I hate when I look horrible in a group picture and the person that looks good refuses to delete it.
I remember when downloading a song meant trying to tape it off the radio while hoping the DJ didn't talk over the song.
I have watched CSI, NCIS, Law and Order, Lie To Me, Criminal Minds and Unusual Suspects. I can kill you 18 ways with a paperclip and not leave forensic evidence.
Just got an email from MySpace asking, "Where Have You Been?" Well MySpace, it hasn't been 2006 in a while.
I guess CVS is going green. Today's receipt for cough drops was only 27 inches long.
I'm not sure about you, but when someone tells me I look familiar, I immediately start to panic.
"I tolerate you better than I do anyone else" is the new "I love you."
Great minds think alike but dirty minds work together. ;)
Insomnia is a glamorous term for 'thoughts you forgot to have in the day.'
Why does every wireless provider say that they have the best, fastest, most covered 4G network? Someone's lying.
When I really like a girl, I take her home to meet my parents so she understands why I can never get married.
It's amazing how quickly I can convince myself that I didn't need to do today the things I needed to do today.
If I ever mess anything up I am just gonna say, "It's not like I sung the national anthem wrong in front of the whole world or something."
Ten bucks says Slash has no idea where he is.

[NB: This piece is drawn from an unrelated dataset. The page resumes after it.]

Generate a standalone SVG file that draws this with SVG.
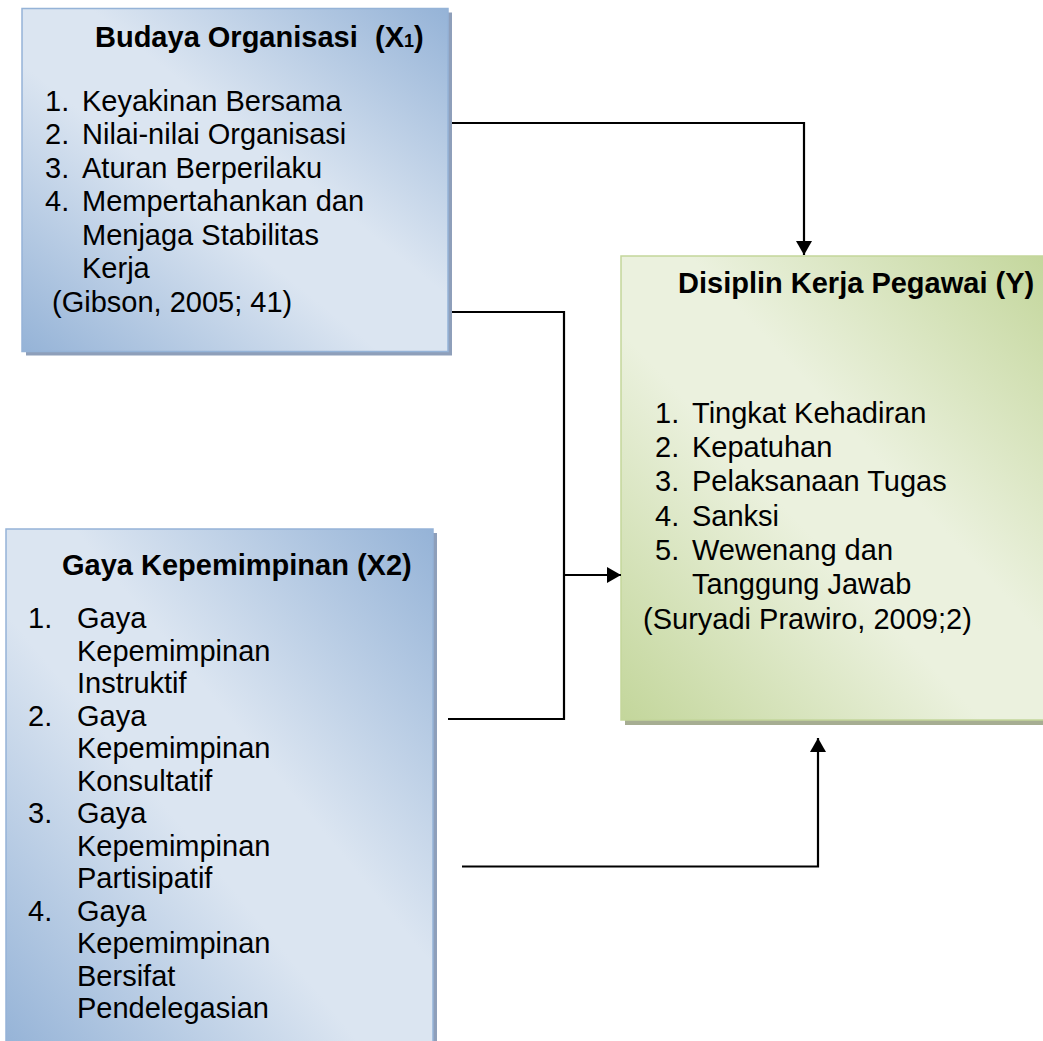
<svg xmlns="http://www.w3.org/2000/svg" width="1043" height="1041" viewBox="0 0 1043 1041">
  <defs>
    <linearGradient id="gBlue" x1="1" y1="0" x2="0" y2="1">
      <stop offset="0" stop-color="#95b3d7"/>
      <stop offset="0.42" stop-color="#dbe5f1"/>
      <stop offset="0.58" stop-color="#dbe5f1"/>
      <stop offset="1" stop-color="#95b3d7"/>
    </linearGradient>
    <linearGradient id="gGreen" x1="1" y1="0" x2="0" y2="1">
      <stop offset="0" stop-color="#c3d69b"/>
      <stop offset="0.42" stop-color="#ebf1de"/>
      <stop offset="0.58" stop-color="#ebf1de"/>
      <stop offset="1" stop-color="#c3d69b"/>
    </linearGradient>
    <marker id="arr" markerUnits="userSpaceOnUse" markerWidth="16" markerHeight="16" viewBox="0 0 14 16" refX="14" refY="8" orient="auto">
      <path d="M0,0 L14,8 L0,16 Z" fill="#000"/>
    </marker>
    <style>
      .t { font-family: "Liberation Sans", Arial, sans-serif; font-size: 29px; fill: #000; }
      .b { font-weight: bold; }
      .shB { fill: #8e9fba; }
      .shG { fill: #a6ad92; }
      .boxB { fill: url(#gBlue); stroke: #95b3d7; stroke-width: 1.5; }
      .boxG { fill: url(#gGreen); stroke: #c3d69b; stroke-width: 1.5; }
      .c { fill: none; stroke: #000; stroke-width: 2.2; }
    </style>
  </defs>
  <rect width="1043" height="1041" fill="#fff"/>

  <g id="budaya">
    <rect class="shB" x="26" y="12.5" width="426" height="343"/>
    <rect class="boxB" x="22" y="8.5" width="426" height="343"/>
    <text class="t b" x="95" y="47">Budaya Organisasi</text>
    <text class="t b" x="375" y="47">(X<tspan font-size="18">1</tspan>)</text>
    <text class="t" x="45" y="110.5">1.</text><text class="t" x="82" y="110.5">Keyakinan Bersama</text>
    <text class="t" x="45" y="144">2.</text><text class="t" x="82" y="144">Nilai-nilai Organisasi</text>
    <text class="t" x="45" y="177.5">3.</text><text class="t" x="82" y="177.5">Aturan Berperilaku</text>
    <text class="t" x="45" y="211">4.</text><text class="t" x="82" y="211">Mempertahankan dan</text>
    <text class="t" x="82" y="244.5">Menjaga Stabilitas</text>
    <text class="t" x="82" y="278">Kerja</text>
    <text class="t" x="52" y="311.5">(Gibson, 2005; 41)</text>
  </g>

  <g id="disiplin">
    <rect class="shG" x="625" y="260" width="430" height="465"/>
    <rect class="boxG" x="621" y="256" width="430" height="464"/>
    <text class="t b" x="678" y="293">Disiplin Kerja Pegawai (Y)</text>
    <text class="t" x="655" y="422.7">1.</text><text class="t" x="692" y="422.7">Tingkat Kehadiran</text>
    <text class="t" x="655" y="457">2.</text><text class="t" x="692" y="457">Kepatuhan</text>
    <text class="t" x="655" y="491.3">3.</text><text class="t" x="692" y="491.3">Pelaksanaan Tugas</text>
    <text class="t" x="655" y="525.6">4.</text><text class="t" x="692" y="525.6">Sanksi</text>
    <text class="t" x="655" y="559.9">5.</text><text class="t" x="692" y="559.9">Wewenang dan</text>
    <text class="t" x="692" y="594.2">Tanggung Jawab</text>
    <text class="t" x="643" y="628.5">(Suryadi Prawiro, 2009;2)</text>
  </g>

  <g id="gaya">
    <rect class="shB" x="10" y="533" width="427" height="520"/>
    <rect class="boxB" x="6" y="529" width="427" height="520"/>
    <text class="t b" x="62" y="575">Gaya Kepemimpinan (X2)</text>
    <text class="t" x="28" y="628">1.</text><text class="t" x="77" y="628">Gaya</text>
    <text class="t" x="77" y="660.5">Kepemimpinan</text>
    <text class="t" x="77" y="693">Instruktif</text>
    <text class="t" x="28" y="725.5">2.</text><text class="t" x="77" y="725.5">Gaya</text>
    <text class="t" x="77" y="758">Kepemimpinan</text>
    <text class="t" x="77" y="790.5">Konsultatif</text>
    <text class="t" x="28" y="823">3.</text><text class="t" x="77" y="823">Gaya</text>
    <text class="t" x="77" y="855.5">Kepemimpinan</text>
    <text class="t" x="77" y="888">Partisipatif</text>
    <text class="t" x="28" y="920.5">4.</text><text class="t" x="77" y="920.5">Gaya</text>
    <text class="t" x="77" y="953">Kepemimpinan</text>
    <text class="t" x="77" y="985.5">Bersifat</text>
    <text class="t" x="77" y="1018">Pendelegasian</text>
  </g>

  <g id="connectors">
    <polyline class="c" points="452,123 804,123 804,255" marker-end="url(#arr)"/>
    <polyline class="c" points="452,312 564,312 564,719 448,719"/>
    <line class="c" x1="564" y1="575" x2="621" y2="575" marker-end="url(#arr)"/>
    <polyline class="c" points="462,866.5 818,866.5 818,738" marker-end="url(#arr)"/>
  </g>
</svg>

Everything happens for a reason, and that reason is that life is totally random.
You think you know someone, but what you really know is only what they choose to show you.
There are two reasons I would never drink toilet water. Number 1 and number 2.
I think, therefore we have nothing in common.
When a woman asks me how long I can last in bed I tell her it depends on how long someone brings me food and water but probably years.